On the wall, pictures of winners and losers,
you can’t tell them apart.
The rhythmical strokes of the swimmers
have gone back into the stopwatches.
On the deserted shore, folded beach chairs
chained to each other, the slaves of summer.
The suntanned lifeguard will grow pale inside his house
like a prophet of wrath in peacetime.
I shift me
ntal states
like the gears of a car,
from animal to vegetable
and then to stone.
Sandals
Sandals are the skeleton of a whole shoe,
the skeleton, and its only true spirit.
Sandals are the reins of my galloping feet
and the tefillin straps
of a tired foot, praying.
Sandals are the patch of private land I walk on
everywhere I go, ambassadors of my homeland,
my true country, the sky
to small swarming creatures of the earth
and their day of destruction that’s sure to come.
Sandals are the youth of the shoe
and a memory of walking in the wilderness.

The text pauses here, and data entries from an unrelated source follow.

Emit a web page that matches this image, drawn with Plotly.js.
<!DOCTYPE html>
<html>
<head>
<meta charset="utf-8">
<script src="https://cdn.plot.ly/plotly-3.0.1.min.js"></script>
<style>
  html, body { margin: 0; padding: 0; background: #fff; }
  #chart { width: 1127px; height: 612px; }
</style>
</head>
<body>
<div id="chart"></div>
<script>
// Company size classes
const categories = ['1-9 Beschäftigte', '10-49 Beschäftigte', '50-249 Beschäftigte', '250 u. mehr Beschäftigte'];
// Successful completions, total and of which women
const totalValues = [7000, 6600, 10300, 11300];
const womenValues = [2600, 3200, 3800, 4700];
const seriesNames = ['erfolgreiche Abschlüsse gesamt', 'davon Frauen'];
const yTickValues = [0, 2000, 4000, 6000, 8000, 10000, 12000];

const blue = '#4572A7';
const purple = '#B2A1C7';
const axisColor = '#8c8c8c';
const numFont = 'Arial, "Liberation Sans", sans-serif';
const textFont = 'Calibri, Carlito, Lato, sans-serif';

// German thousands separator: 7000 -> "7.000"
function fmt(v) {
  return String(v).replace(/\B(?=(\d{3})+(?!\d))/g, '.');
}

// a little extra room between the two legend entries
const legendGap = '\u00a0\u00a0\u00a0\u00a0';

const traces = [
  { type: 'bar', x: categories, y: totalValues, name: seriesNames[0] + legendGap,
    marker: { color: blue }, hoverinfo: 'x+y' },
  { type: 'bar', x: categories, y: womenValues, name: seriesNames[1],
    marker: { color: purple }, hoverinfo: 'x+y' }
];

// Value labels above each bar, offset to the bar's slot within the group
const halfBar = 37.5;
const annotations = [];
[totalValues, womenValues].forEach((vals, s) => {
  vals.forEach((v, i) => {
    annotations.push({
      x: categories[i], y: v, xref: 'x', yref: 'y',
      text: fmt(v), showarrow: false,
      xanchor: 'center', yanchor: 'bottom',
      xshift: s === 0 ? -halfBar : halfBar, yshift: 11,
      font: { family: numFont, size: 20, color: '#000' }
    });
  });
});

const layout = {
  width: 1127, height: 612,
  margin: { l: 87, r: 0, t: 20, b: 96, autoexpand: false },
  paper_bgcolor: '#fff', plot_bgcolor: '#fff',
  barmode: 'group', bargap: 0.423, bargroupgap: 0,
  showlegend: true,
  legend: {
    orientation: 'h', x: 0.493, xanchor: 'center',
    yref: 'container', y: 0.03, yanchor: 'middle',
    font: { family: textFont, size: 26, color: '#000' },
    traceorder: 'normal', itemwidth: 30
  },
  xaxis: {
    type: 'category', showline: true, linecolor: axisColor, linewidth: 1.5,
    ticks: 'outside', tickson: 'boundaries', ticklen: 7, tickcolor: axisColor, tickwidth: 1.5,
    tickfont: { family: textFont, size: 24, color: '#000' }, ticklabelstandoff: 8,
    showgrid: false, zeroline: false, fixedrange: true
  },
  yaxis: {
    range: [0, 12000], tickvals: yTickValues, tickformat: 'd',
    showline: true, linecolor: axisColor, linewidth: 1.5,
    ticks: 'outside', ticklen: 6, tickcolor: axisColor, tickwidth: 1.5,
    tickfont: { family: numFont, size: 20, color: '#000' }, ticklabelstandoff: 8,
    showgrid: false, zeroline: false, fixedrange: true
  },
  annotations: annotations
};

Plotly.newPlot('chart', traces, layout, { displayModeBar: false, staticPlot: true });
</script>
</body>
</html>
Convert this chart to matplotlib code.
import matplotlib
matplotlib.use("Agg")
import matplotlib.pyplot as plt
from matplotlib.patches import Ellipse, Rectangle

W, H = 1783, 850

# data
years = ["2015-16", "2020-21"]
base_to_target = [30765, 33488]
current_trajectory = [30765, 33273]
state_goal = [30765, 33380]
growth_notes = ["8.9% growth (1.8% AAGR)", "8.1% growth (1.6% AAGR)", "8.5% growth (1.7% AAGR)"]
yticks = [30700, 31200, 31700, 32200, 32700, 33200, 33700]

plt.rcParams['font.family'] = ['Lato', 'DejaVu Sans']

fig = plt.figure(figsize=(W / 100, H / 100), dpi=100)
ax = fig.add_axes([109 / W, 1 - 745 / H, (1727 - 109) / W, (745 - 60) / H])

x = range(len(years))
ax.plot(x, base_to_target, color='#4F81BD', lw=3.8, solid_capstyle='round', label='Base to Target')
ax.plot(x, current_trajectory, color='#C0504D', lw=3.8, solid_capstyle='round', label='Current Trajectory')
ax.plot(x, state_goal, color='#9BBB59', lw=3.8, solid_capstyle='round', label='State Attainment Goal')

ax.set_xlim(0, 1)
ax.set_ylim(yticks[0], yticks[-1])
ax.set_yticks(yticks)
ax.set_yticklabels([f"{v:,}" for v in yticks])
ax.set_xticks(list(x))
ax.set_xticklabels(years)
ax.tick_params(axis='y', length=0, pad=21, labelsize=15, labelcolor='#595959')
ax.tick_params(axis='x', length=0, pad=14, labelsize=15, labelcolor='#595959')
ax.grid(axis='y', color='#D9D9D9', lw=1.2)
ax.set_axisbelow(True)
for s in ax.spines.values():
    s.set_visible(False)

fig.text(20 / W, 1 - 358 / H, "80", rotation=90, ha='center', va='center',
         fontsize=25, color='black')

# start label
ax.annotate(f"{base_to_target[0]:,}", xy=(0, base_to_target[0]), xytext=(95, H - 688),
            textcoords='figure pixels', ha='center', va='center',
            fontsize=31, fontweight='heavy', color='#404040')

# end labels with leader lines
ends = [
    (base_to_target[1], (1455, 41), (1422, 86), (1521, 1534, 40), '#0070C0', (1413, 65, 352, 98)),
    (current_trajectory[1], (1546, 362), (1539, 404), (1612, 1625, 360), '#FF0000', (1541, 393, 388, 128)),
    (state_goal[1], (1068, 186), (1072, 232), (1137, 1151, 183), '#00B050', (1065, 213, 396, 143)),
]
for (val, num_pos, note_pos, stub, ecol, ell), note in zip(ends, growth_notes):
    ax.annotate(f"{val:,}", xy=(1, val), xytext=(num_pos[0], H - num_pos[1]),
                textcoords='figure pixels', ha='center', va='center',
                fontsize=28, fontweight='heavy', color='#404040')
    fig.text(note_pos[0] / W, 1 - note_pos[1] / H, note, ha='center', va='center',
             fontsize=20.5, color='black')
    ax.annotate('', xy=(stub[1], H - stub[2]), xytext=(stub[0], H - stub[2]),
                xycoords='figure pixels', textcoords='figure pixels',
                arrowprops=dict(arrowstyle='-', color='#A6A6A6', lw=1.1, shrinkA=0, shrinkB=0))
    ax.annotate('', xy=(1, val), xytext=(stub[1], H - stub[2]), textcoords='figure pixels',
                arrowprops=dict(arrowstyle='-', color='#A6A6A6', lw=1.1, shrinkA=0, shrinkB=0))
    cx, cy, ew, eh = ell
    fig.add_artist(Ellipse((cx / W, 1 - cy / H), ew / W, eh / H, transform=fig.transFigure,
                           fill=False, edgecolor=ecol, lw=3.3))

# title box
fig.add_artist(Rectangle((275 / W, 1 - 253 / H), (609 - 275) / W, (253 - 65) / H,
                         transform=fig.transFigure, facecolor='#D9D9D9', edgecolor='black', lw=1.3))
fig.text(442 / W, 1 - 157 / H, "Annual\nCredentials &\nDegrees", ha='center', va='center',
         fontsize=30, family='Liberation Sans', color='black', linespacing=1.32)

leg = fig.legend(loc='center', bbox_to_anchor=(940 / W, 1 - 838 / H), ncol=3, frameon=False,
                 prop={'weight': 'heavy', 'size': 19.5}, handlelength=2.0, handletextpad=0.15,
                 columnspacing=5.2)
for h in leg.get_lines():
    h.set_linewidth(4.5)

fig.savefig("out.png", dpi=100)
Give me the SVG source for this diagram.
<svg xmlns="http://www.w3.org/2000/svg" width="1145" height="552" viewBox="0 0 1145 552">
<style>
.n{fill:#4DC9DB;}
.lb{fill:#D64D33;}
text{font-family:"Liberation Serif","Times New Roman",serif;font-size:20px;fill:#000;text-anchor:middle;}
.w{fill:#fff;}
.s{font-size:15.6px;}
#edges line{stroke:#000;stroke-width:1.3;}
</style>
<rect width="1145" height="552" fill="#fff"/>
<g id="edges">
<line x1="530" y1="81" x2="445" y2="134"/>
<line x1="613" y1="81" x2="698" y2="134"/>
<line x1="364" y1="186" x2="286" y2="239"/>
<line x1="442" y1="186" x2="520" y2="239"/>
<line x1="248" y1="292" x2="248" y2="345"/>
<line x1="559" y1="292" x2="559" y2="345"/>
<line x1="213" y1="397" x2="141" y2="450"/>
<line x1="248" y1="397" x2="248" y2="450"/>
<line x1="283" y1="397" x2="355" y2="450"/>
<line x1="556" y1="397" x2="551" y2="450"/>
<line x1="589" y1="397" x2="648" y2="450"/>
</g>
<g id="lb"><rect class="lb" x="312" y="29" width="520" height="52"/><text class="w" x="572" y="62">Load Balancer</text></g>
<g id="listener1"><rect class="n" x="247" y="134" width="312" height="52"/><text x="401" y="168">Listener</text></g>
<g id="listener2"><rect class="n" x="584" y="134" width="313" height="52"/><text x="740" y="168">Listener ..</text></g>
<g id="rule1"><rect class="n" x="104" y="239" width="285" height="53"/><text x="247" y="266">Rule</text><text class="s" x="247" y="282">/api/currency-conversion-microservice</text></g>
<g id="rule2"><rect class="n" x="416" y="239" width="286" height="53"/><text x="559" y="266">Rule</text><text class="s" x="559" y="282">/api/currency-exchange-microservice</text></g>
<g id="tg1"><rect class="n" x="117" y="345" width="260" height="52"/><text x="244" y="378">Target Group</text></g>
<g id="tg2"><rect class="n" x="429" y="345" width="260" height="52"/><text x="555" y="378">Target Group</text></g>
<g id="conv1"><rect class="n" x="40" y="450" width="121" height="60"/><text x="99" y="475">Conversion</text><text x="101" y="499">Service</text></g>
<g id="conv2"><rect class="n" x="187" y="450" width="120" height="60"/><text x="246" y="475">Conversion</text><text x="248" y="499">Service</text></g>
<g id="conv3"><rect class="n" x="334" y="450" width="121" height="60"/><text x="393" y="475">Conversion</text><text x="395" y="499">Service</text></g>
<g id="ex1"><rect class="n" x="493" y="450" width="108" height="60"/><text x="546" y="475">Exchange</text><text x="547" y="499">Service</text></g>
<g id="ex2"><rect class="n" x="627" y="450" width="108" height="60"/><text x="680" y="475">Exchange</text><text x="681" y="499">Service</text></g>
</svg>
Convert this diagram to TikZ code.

I don’t know when they’ll lose me
or when I’ll lose them, but they will
be lost, each in a different place:
one not far from my house
among rocks and shrubs, the other
sinking into the dunes near the Great Sea
like a setting sun,
facing a setting sun.
Jerusalem, 1985
Scribbled wishes stuck between the stones
of the Wailing Wall:
bits of crumpled, wadded paper.
And across the way, stuck in an old iron gate
half-hidden by jasmine:
“Couldn’t make it,
I hope you’ll understand.”
Evidence
An abandoned tractor stuck in the mud,
a shirt tossed on the seat and some crushed grass
testify to a great love, nearby
among the thick bushes, oleander and reed.
There is always more evidence than necessary.
I think of what people buy in a store
in different combinations.
I saw soap, a pack of matches and two apples
in one shopping basket, and some other things
whose combination I can’t decipher.
I think about the effort of history
to make connections and to remember,
and about the loneliness of an ancient clay jar
in a glass case in the museum, all lit-up,
rescued from forgetting and prevented from death.
I think of the basalt stones in the old Roman bridge:
they too are evidence
for things I don’t know.
Round time and square time
travel at the same speed,
but their sound as they pass is different.